- Information given
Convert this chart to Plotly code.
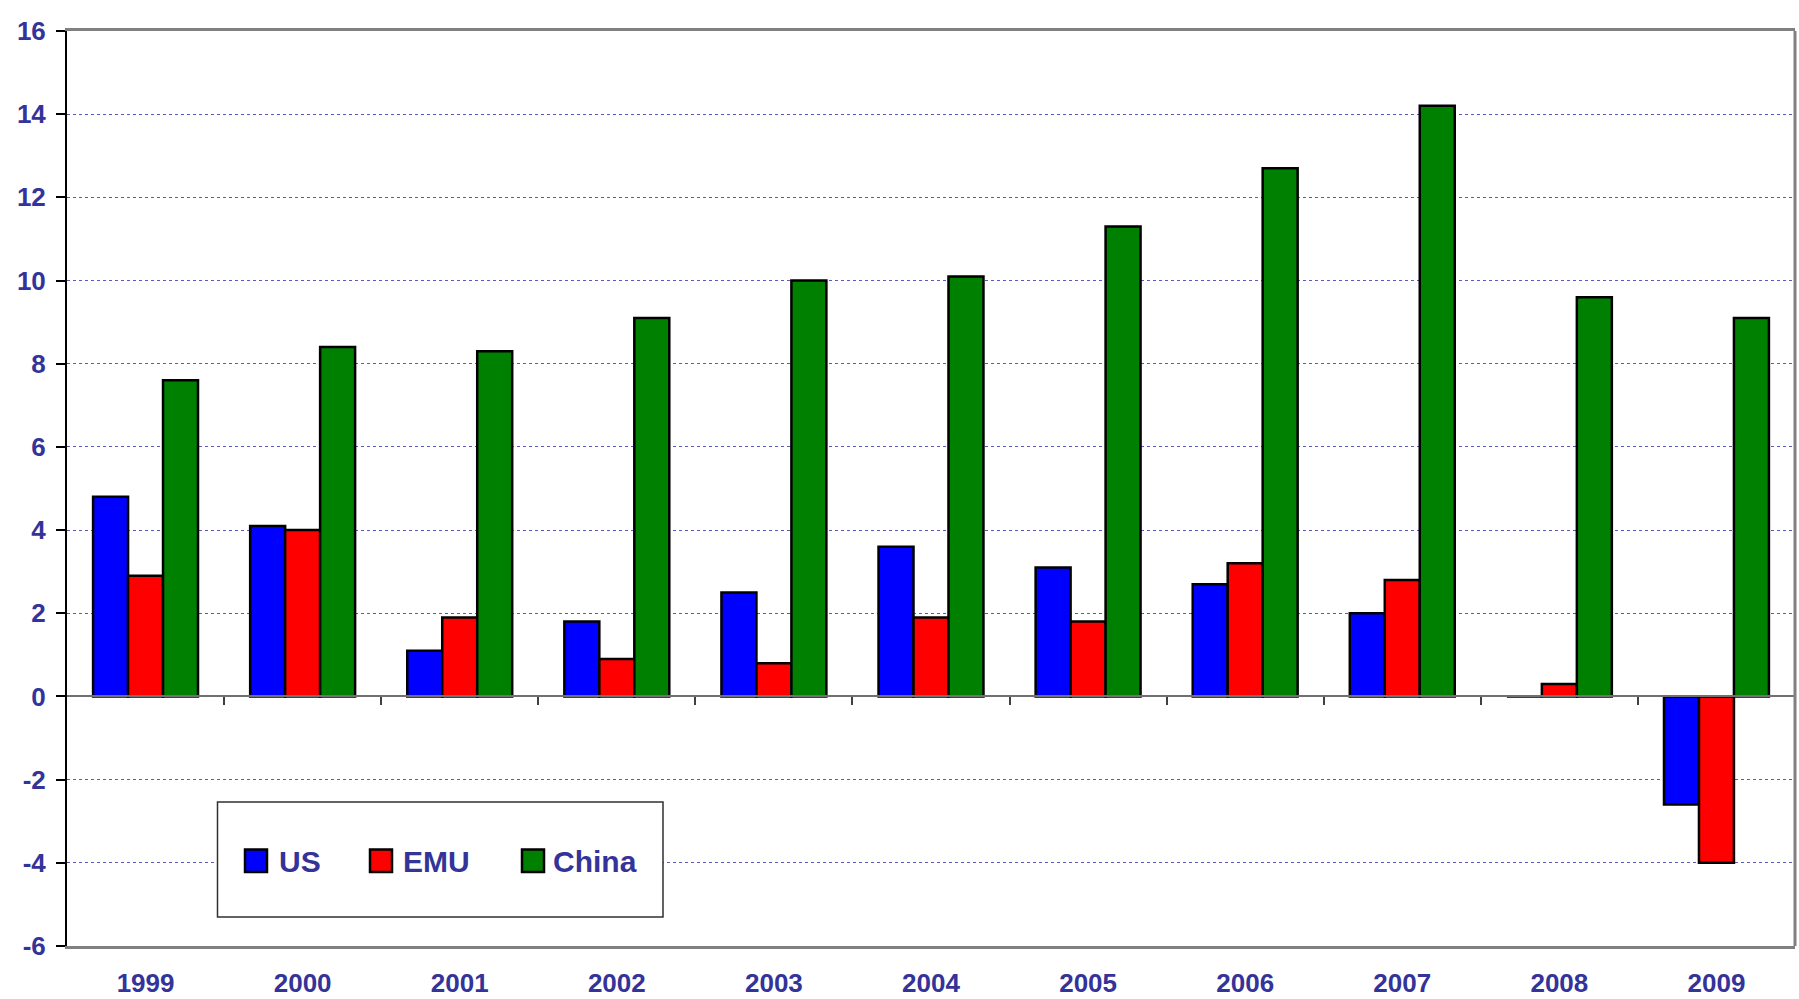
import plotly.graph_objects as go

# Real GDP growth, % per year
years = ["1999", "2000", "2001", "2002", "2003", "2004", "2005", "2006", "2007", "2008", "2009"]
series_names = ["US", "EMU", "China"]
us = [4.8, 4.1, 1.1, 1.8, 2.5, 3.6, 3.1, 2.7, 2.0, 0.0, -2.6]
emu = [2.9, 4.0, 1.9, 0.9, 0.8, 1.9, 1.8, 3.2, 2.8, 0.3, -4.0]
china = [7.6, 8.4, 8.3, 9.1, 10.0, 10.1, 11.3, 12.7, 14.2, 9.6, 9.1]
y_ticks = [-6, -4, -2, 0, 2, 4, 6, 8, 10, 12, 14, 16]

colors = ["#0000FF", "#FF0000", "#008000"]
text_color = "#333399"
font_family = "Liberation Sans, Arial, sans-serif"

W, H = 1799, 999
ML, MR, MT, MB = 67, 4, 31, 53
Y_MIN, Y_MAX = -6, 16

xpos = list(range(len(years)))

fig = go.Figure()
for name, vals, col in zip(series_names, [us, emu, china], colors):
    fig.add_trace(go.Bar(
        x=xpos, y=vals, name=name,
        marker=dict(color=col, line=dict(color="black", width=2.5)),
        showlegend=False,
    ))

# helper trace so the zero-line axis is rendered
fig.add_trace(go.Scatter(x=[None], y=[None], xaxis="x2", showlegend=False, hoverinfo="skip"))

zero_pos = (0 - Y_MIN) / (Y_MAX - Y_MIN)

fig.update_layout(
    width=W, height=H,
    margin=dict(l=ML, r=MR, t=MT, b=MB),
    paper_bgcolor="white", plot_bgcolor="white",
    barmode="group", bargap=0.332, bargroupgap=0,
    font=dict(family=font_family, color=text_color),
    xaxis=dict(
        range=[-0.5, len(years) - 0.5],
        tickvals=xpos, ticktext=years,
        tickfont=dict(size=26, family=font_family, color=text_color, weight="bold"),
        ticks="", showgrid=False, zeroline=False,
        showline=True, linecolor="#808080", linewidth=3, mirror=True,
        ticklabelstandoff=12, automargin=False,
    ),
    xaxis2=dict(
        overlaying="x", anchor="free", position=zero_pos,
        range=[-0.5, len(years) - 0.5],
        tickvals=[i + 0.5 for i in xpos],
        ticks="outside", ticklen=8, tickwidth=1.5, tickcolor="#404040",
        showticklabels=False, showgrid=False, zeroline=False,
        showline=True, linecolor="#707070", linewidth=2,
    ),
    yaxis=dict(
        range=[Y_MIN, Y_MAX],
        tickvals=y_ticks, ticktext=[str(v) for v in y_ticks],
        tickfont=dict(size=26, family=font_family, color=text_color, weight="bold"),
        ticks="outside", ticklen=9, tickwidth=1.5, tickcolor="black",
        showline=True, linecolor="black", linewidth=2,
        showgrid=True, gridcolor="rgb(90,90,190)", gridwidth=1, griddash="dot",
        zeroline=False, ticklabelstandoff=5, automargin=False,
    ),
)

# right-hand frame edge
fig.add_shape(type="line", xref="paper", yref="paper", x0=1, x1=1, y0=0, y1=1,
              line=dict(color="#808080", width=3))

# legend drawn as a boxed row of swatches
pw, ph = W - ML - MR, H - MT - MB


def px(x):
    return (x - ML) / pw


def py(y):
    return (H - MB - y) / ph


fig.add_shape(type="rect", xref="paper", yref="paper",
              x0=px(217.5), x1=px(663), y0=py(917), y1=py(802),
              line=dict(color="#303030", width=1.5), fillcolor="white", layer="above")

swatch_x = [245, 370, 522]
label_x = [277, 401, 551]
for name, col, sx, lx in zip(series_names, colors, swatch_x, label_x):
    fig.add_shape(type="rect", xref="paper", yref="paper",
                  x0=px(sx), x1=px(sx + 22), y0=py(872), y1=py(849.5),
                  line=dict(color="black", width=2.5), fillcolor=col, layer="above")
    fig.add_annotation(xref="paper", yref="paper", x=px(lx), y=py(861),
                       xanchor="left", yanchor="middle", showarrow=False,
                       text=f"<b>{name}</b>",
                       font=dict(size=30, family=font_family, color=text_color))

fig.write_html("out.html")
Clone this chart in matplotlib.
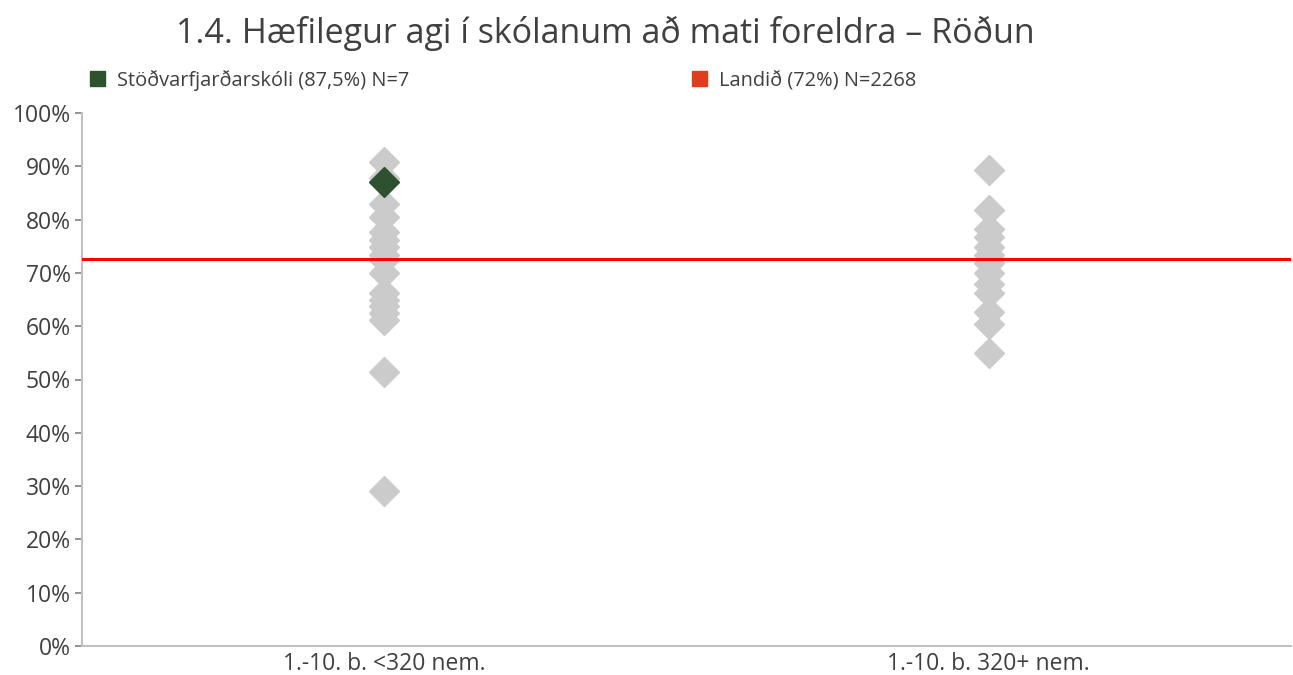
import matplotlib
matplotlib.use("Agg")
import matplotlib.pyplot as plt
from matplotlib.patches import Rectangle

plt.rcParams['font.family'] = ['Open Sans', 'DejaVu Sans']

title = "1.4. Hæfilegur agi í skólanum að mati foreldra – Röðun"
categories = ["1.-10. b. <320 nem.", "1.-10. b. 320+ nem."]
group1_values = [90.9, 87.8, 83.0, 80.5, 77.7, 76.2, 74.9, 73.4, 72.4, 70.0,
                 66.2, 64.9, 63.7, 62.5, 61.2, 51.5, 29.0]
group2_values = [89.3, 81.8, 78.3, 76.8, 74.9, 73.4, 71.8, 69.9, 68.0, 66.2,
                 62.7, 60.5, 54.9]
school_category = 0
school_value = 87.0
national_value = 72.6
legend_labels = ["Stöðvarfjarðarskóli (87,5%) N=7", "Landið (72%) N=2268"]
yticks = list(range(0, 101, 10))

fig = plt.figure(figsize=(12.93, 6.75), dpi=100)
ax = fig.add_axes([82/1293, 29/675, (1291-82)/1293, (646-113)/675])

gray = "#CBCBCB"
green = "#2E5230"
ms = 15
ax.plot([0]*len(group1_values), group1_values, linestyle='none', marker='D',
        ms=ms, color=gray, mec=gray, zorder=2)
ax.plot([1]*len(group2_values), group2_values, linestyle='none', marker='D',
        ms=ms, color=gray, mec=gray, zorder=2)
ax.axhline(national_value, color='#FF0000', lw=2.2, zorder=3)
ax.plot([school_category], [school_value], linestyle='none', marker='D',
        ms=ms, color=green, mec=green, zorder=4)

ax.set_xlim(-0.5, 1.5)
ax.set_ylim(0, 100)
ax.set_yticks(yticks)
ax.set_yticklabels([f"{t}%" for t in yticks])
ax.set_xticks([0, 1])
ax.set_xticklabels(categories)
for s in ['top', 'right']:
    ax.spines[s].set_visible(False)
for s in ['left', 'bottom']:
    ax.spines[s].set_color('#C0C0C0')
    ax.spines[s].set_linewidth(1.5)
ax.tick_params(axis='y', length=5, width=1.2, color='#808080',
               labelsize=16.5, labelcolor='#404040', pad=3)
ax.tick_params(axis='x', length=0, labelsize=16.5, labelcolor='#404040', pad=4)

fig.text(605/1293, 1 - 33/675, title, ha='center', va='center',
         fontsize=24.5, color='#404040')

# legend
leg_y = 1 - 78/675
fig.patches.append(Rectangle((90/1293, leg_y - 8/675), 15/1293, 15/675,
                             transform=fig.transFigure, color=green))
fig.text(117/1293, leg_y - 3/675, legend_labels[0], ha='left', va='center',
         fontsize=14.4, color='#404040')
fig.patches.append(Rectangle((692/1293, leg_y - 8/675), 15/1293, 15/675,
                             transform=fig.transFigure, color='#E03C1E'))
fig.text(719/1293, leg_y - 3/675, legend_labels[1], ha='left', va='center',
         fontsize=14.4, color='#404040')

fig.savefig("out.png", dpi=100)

- Challenge
Repeat the material exactly as it reads, without any of its pictures.

- Finished answer
Convert this chart to Plotly code.
import plotly.graph_objects as go

# Real GDP growth, % per year
years = ["1999", "2000", "2001", "2002", "2003", "2004", "2005", "2006", "2007", "2008", "2009"]
series_names = ["US", "EMU", "China"]
us = [4.8, 4.1, 1.1, 1.8, 2.5, 3.6, 3.1, 2.7, 2.0, 0.0, -2.6]
emu = [2.9, 4.0, 1.9, 0.9, 0.8, 1.9, 1.8, 3.2, 2.8, 0.3, -4.0]
china = [7.6, 8.4, 8.3, 9.1, 10.0, 10.1, 11.3, 12.7, 14.2, 9.6, 9.1]
y_ticks = [-6, -4, -2, 0, 2, 4, 6, 8, 10, 12, 14, 16]

colors = ["#0000FF", "#FF0000", "#008000"]
text_color = "#333399"
font_family = "Liberation Sans, Arial, sans-serif"

W, H = 1799, 999
ML, MR, MT, MB = 67, 4, 31, 53
Y_MIN, Y_MAX = -6, 16

xpos = list(range(len(years)))

fig = go.Figure()
for name, vals, col in zip(series_names, [us, emu, china], colors):
    fig.add_trace(go.Bar(
        x=xpos, y=vals, name=name,
        marker=dict(color=col, line=dict(color="black", width=2.5)),
        showlegend=False,
    ))

# helper trace so the zero-line axis is rendered
fig.add_trace(go.Scatter(x=[None], y=[None], xaxis="x2", showlegend=False, hoverinfo="skip"))

zero_pos = (0 - Y_MIN) / (Y_MAX - Y_MIN)

fig.update_layout(
    width=W, height=H,
    margin=dict(l=ML, r=MR, t=MT, b=MB),
    paper_bgcolor="white", plot_bgcolor="white",
    barmode="group", bargap=0.332, bargroupgap=0,
    font=dict(family=font_family, color=text_color),
    xaxis=dict(
        range=[-0.5, len(years) - 0.5],
        tickvals=xpos, ticktext=years,
        tickfont=dict(size=26, family=font_family, color=text_color, weight="bold"),
        ticks="", showgrid=False, zeroline=False,
        showline=True, linecolor="#808080", linewidth=3, mirror=True,
        ticklabelstandoff=12, automargin=False,
    ),
    xaxis2=dict(
        overlaying="x", anchor="free", position=zero_pos,
        range=[-0.5, len(years) - 0.5],
        tickvals=[i + 0.5 for i in xpos],
        ticks="outside", ticklen=8, tickwidth=1.5, tickcolor="#404040",
        showticklabels=False, showgrid=False, zeroline=False,
        showline=True, linecolor="#707070", linewidth=2,
    ),
    yaxis=dict(
        range=[Y_MIN, Y_MAX],
        tickvals=y_ticks, ticktext=[str(v) for v in y_ticks],
        tickfont=dict(size=26, family=font_family, color=text_color, weight="bold"),
        ticks="outside", ticklen=9, tickwidth=1.5, tickcolor="black",
        showline=True, linecolor="black", linewidth=2,
        showgrid=True, gridcolor="rgb(90,90,190)", gridwidth=1, griddash="dot",
        zeroline=False, ticklabelstandoff=5, automargin=False,
    ),
)

# right-hand frame edge
fig.add_shape(type="line", xref="paper", yref="paper", x0=1, x1=1, y0=0, y1=1,
              line=dict(color="#808080", width=3))

# legend drawn as a boxed row of swatches
pw, ph = W - ML - MR, H - MT - MB


def px(x):
    return (x - ML) / pw


def py(y):
    return (H - MB - y) / ph


fig.add_shape(type="rect", xref="paper", yref="paper",
              x0=px(217.5), x1=px(663), y0=py(917), y1=py(802),
              line=dict(color="#303030", width=1.5), fillcolor="white", layer="above")

swatch_x = [245, 370, 522]
label_x = [277, 401, 551]
for name, col, sx, lx in zip(series_names, colors, swatch_x, label_x):
    fig.add_shape(type="rect", xref="paper", yref="paper",
                  x0=px(sx), x1=px(sx + 22), y0=py(872), y1=py(849.5),
                  line=dict(color="black", width=2.5), fillcolor=col, layer="above")
    fig.add_annotation(xref="paper", yref="paper", x=px(lx), y=py(861),
                       xanchor="left", yanchor="middle", showarrow=False,
                       text=f"<b>{name}</b>",
                       font=dict(size=30, family=font_family, color=text_color))

fig.write_html("out.html")
Clone this chart in matplotlib.
import matplotlib
matplotlib.use("Agg")
import matplotlib.pyplot as plt
from matplotlib.patches import Rectangle

plt.rcParams['font.family'] = ['Open Sans', 'DejaVu Sans']

title = "1.4. Hæfilegur agi í skólanum að mati foreldra – Röðun"
categories = ["1.-10. b. <320 nem.", "1.-10. b. 320+ nem."]
group1_values = [90.9, 87.8, 83.0, 80.5, 77.7, 76.2, 74.9, 73.4, 72.4, 70.0,
                 66.2, 64.9, 63.7, 62.5, 61.2, 51.5, 29.0]
group2_values = [89.3, 81.8, 78.3, 76.8, 74.9, 73.4, 71.8, 69.9, 68.0, 66.2,
                 62.7, 60.5, 54.9]
school_category = 0
school_value = 87.0
national_value = 72.6
legend_labels = ["Stöðvarfjarðarskóli (87,5%) N=7", "Landið (72%) N=2268"]
yticks = list(range(0, 101, 10))

fig = plt.figure(figsize=(12.93, 6.75), dpi=100)
ax = fig.add_axes([82/1293, 29/675, (1291-82)/1293, (646-113)/675])

gray = "#CBCBCB"
green = "#2E5230"
ms = 15
ax.plot([0]*len(group1_values), group1_values, linestyle='none', marker='D',
        ms=ms, color=gray, mec=gray, zorder=2)
ax.plot([1]*len(group2_values), group2_values, linestyle='none', marker='D',
        ms=ms, color=gray, mec=gray, zorder=2)
ax.axhline(national_value, color='#FF0000', lw=2.2, zorder=3)
ax.plot([school_category], [school_value], linestyle='none', marker='D',
        ms=ms, color=green, mec=green, zorder=4)

ax.set_xlim(-0.5, 1.5)
ax.set_ylim(0, 100)
ax.set_yticks(yticks)
ax.set_yticklabels([f"{t}%" for t in yticks])
ax.set_xticks([0, 1])
ax.set_xticklabels(categories)
for s in ['top', 'right']:
    ax.spines[s].set_visible(False)
for s in ['left', 'bottom']:
    ax.spines[s].set_color('#C0C0C0')
    ax.spines[s].set_linewidth(1.5)
ax.tick_params(axis='y', length=5, width=1.2, color='#808080',
               labelsize=16.5, labelcolor='#404040', pad=3)
ax.tick_params(axis='x', length=0, labelsize=16.5, labelcolor='#404040', pad=4)

fig.text(605/1293, 1 - 33/675, title, ha='center', va='center',
         fontsize=24.5, color='#404040')

# legend
leg_y = 1 - 78/675
fig.patches.append(Rectangle((90/1293, leg_y - 8/675), 15/1293, 15/675,
                             transform=fig.transFigure, color=green))
fig.text(117/1293, leg_y - 3/675, legend_labels[0], ha='left', va='center',
         fontsize=14.4, color='#404040')
fig.patches.append(Rectangle((692/1293, leg_y - 8/675), 15/1293, 15/675,
                             transform=fig.transFigure, color='#E03C1E'))
fig.text(719/1293, leg_y - 3/675, legend_labels[1], ha='left', va='center',
         fontsize=14.4, color='#404040')

fig.savefig("out.png", dpi=100)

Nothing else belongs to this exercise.